Users can browse the different tabs at the top, adjust the date on the
left blue scale, hover over any region or observation, apply
filters/masks, pan over, zoom, view the raw data, and create a
customized line graph.
Although there are mixed conclusions about the effectiveness of IDV
and DDV (e.g., Hegarty,
2004; Hood et
al., 2019; Ploetzner
& Lowe, 2004; Rolfes et al., 2020;
Schnotz et al., 1999;
Schwan
& Riempp, 2004), there is a growing body of literature
advocating for the use of IDDV in both education and research settings
(e.g., Ellis &
Merdian, 2015; Heer, & Shneiderman,
2012; Rolfes et
al., 2020; Ward et
al., 2015).
Why We Should Use Interactive Dynamic Graphics in Psychology
There are many clear advantages to incorporating IDDV in academic
articles and teaching. In this paper, I focus only on a few key reasons
relating to open research practices, live data updates after
visualization deployment, and effective data communication:
IDDV Incite Transparent Research Practices
Concerns about the credibility of previously published results in
psychological research inspired new standards of recommended practices
such as preregistration, registered reports, open data, shared analyses,
etc. IDDV are much more aligned with the new standards of transparent
research than static graphs. Thoughtful IDDV allow careful inspection of
every dimension of the data, whereas with static visualizations, this is
usually impossible or can make the graph too complex to comprehend. More
advanced IDDV can even grant the reader the ability to explore and
reanalyze the data on their own. This is perhaps one of the highest
levels of open research practices. For example, in the IDDV
example created by
Ellis and Merdian (2015) using R Shiny app, the user can select the
variables of their choice, differentiate by group, apply different
filters or masks, and recalculate the regression equation and
correlation coefficient (see Figure 6).
Figure 6. Interactive dynamic example with exploratory data
analysis applications. This interactive dynamic figure allows
the user to select the variables of their choice (from the dropdown
menus at the top left), differentiate by group (male, female), apply
different filters or masks (previous victim, not previous victim), and
recalculate the regression equation and correlation coefficient (bottom
right table). The user can also inspect the data using a different graph
type (e.g., boxplot) by switching to the Boxplot tab above the
figure.
Furthermore, with tools such as R Shiny, where the data and analyses
are stored on the author’s server, users can have all the benefits of
having access to the full dataset without compromising participant
confidentiality. One of the main factors preventing researchers from
making their data openly available to external evaluators is the risk of
breaching ethical protocols and exposing private information. However,
using IDDV, the data can still be investigated and reanalyzed by the
user without actually having to share the data. Note that we could
explore and visualize data in the Ellis and Merdian
(2015) example above without having access to the Fear of Crime
dataset.
Live Data Visualizations
IDDV can continue to receive new data and update its visual structure
accordingly, even after its deployment. Normally, once a static plot or
graph are produced, the figure cannot be changed. This can influence our
conclusions, too; once a paper is finalized, the figures are produced,
scientists publish their paper and (usually) never look back. However,
in the current era of big data and cloud technology, it is possible and
often useful to stream and visualize our data live as it is being
collected. Imagine you are conducting a study looking at various
transactions on a social media platform (e.g., Facebook, Twitter,
Instagram). Using IDDV, researchers can follow and visualize their data
in real-time as social transactions take place. For example, there is an
existing dashboard visualizing a livestream downloads of R packages from
CRAN (Sievert et al.,
2022; see Figure 7). A similar app was attempted by Hadley Wickham
(2019). This novel approach opens a lot of investigative avenues and
provides useful tools to expend the arsenal of data visualization and
research capabilities.
Figure 7. Interactive dynamic Live Data
Visualization. livestream of download logs from cran.rstudio.com. This Shiny app
illustrates the names and frequencies of R packages downloaded by users.

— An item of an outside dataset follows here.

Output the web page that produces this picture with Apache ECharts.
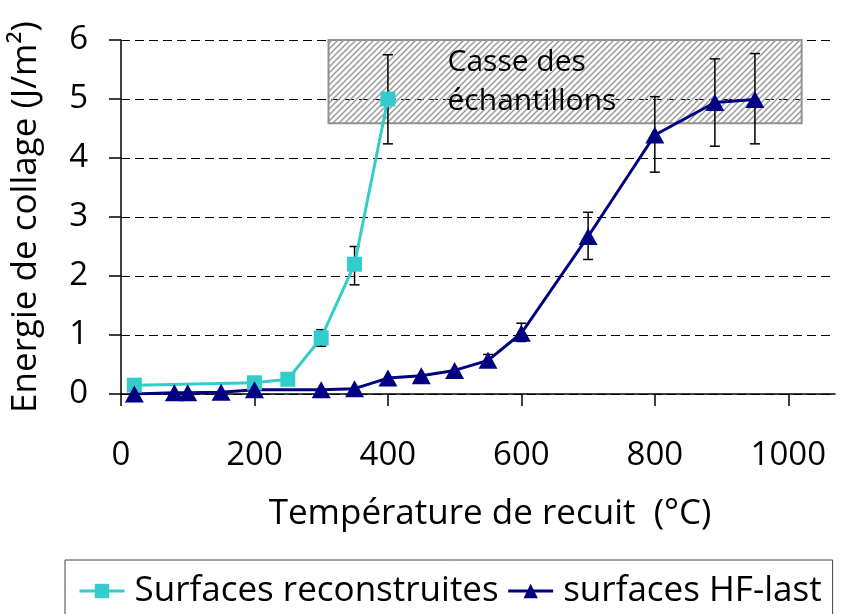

Viewers can also manipulate the rate and capacity of the visualization,
scan the raw logs in the top tab, review the source code, and share this
app on various social media platforms.
IDDV are More Effective at Communicating Data
As Moreau
beautifully put it, “[v]ia dynamic and interactive graphics, today’s
technology allows students to visualize externally what they have
difficulty representing mentally” (2015, p. 2). In a recent study,
Hood and colleagues
(2020) found that IDDV figures in digital publications were more
effective at communicating main effects and null relationships than
static graphs. In another study by Rolfes et
al. (2020), students who were given materials visualized using IDDV
performed significantly better than students in the static visualization
group. These results suggest that IDDV might be more effective in
communicating data. Furthermore, IDDV make active exploration possible
where readers are free to interact with their data rather than trying to
absorb it passively; functional engagement improves learning, interest,
and comprehension (Bodemer et
al., 2004). This is particularly helpful because direct interaction
with visual content facilitates the involvement of the motor system (Wraga et al.,
2003), which is essential for achieving deeper levels of
understanding (Moreau, 2015).